また、衆院憲法審査会の地方公聴会において、意見陳述した6人のうち5人が、違憲の立場から見解を示したことについては、あいもかわらぬ「ごたく」を繰り返した。
「従前の憲法解釈との論理的整合性は保たれており、憲法解釈の恣意的な変更ではない」と述べた。

「違法性がない」といいたいのだろうが、それは、すでに否定されたことだ。
まだ、こんな「おためごかしの論」に、こだわり続けているのは、「こっけい」である。


3) 橋下氏の、「政界を引退する」という宣言は、どうなったのか

維新の党の最高顧問である、橋下徹氏が、「ツイッター」上において、「民主党との連携」を否定した。
これも、「日テレNEWS24」が報じている。

★14日夜の会談の影響なのか、橋下氏はツイッター上で野党共闘を明確に否定し、安倍政権に協力していく可能性をにじませた。橋下氏はいまだに強い影響力を持つだけに、維新の党が安全保障関連法案の審議に手を貸す可能性も出ている。
  橋下氏は自身のツイッターに「維新の党は民主党とは一線を画すべき。自民党と国の在り方について激しく論戦できる政党を目指すべき。維新はイデオロギーにとらわれず、既得権に左右されず、現実的合理性を重視する。民主党とは決定的に違う」などと書き込んだ。
 また、「民主党という政党は日本の国にとってよくない。なぜなら政党の方向性が全く見えない」とも書き込んでおり、民主党を厳しく批判し民主党との連携を強く否定した。
 維新の党・橋下氏 民主との連携を否定

橋下氏は「ツイッター上で野党共闘を明確に否定し、安倍政権に協力していく可能性をにじませた」というが、橋下氏は、政界を引退する、と宣言したのではなかったか。

そのような人物が、「 維新はイデオロギーにとらわれず、既得権に左右されず、現実的合理性を重視する」などと書く事自体、「おこがましい」。

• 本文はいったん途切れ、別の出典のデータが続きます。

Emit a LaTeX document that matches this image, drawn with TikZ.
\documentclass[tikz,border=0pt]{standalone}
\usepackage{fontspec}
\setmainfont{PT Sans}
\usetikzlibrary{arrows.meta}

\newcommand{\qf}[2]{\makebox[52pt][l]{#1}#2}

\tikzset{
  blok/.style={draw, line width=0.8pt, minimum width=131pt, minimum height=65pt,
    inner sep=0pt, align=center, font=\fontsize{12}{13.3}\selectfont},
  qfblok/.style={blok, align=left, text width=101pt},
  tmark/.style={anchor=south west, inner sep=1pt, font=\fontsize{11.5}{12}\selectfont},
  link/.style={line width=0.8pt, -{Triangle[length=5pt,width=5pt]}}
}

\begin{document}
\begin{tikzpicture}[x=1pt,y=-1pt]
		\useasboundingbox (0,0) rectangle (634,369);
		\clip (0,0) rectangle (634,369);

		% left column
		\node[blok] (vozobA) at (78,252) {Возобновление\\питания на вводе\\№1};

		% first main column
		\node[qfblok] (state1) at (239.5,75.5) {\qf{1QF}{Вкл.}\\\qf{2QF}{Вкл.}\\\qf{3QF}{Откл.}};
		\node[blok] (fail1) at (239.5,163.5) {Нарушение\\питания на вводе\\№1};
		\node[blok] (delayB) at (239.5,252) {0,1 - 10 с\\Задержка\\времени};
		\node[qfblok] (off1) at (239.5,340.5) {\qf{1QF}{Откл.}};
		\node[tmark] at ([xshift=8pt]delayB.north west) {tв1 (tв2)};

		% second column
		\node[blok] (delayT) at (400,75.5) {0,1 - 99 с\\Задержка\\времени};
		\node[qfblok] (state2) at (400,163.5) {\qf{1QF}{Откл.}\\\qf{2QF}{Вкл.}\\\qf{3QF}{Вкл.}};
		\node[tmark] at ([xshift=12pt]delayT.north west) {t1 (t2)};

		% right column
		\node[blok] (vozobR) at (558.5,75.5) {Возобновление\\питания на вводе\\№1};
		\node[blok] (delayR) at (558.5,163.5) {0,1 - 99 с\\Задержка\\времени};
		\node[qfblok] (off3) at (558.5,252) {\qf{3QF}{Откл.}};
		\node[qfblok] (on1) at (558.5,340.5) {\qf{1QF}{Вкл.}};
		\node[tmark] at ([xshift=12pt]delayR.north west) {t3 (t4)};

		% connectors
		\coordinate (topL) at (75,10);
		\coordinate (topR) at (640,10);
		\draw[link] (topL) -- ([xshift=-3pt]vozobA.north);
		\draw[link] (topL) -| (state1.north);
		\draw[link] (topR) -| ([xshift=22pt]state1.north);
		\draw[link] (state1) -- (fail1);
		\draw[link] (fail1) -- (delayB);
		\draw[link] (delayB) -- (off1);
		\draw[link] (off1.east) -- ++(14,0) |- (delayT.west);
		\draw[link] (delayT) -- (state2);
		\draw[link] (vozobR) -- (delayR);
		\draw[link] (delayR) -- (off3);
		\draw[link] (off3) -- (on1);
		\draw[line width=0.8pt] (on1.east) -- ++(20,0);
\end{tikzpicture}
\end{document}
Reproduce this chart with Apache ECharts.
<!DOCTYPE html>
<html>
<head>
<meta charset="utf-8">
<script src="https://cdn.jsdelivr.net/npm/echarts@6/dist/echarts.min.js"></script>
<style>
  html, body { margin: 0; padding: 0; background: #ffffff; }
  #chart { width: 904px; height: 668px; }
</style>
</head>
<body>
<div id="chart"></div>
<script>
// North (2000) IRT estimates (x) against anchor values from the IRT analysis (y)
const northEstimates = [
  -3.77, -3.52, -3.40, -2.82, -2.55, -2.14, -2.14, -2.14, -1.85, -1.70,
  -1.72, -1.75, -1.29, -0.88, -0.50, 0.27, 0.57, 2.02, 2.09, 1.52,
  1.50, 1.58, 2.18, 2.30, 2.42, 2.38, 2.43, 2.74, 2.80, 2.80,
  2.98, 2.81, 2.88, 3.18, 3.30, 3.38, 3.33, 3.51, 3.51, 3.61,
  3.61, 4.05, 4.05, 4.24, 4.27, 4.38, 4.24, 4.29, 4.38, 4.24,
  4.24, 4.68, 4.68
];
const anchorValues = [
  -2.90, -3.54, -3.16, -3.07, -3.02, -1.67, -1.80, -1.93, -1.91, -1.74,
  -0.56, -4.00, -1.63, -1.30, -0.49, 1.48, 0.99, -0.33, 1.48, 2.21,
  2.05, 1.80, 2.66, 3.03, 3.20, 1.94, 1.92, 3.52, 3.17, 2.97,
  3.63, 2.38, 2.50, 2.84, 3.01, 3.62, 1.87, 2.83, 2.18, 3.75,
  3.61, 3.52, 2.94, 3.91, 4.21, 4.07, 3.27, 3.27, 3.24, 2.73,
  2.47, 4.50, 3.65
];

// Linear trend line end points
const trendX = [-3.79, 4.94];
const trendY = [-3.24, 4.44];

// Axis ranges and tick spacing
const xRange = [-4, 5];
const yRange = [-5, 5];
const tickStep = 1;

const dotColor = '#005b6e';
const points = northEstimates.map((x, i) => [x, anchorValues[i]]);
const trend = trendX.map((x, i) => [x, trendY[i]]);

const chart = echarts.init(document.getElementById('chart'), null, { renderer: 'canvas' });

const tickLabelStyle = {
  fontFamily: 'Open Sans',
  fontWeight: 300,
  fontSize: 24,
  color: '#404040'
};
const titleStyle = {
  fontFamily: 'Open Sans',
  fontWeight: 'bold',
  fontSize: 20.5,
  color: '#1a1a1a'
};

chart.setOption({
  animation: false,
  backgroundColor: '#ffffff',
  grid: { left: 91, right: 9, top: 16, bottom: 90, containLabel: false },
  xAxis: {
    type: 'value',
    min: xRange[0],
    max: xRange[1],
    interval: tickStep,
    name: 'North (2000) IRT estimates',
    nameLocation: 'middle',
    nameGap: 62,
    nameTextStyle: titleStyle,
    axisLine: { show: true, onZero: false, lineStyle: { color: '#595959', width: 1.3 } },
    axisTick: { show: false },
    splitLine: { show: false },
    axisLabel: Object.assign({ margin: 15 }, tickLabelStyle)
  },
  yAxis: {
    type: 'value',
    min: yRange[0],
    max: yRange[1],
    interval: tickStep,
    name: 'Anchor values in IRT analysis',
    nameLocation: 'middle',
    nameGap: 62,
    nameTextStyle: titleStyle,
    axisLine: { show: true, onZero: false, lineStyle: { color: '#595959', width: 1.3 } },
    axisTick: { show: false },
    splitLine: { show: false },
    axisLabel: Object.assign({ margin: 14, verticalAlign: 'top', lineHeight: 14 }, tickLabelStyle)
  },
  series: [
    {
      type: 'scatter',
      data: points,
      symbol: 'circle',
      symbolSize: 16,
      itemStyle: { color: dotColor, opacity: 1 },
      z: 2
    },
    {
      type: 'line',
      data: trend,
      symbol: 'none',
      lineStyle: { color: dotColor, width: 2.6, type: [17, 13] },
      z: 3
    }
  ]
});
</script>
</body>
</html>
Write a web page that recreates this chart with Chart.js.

橋下氏は、維新の党は、「橋下商店ではない」といっているようだが、この書き込みは、本当はそのようには思っていない。

いまだに、橋下氏の「個人商店である」、という意識から抜け出てはいない。
それを証明する書き込みだ。



もっとも、さすがに、維新の党内でも、この動きに反発する議員がいるようだ。 
「民主党との共闘を重視すべきとの意見もある」と、記事は付け加えている。

維新の党が、「橋下商店」から独立して、「株式会社」になるには、まず、橋下氏を最高顧問から外すことが必要だろう。
そうでないと、いつまでたっても、「自立できない大人」と、同じ状態が続くことになる。

4) 「維新の党よ、汝の日は、数えられたり」

多くの国民、学者、文化人などのよる、安倍政権包囲網が、出来つつある。
安保法制案を廃案に追い込む「大きなうねり」が、出来つつある。
3000人にのぼる学者が、結集した、というニュースも流れている。

このような中にあって、維新の党が、「橋下商店」にいつまでも頼り、いつまでも「引きずり回され」ているなら、維新の党に未来はない、であろう。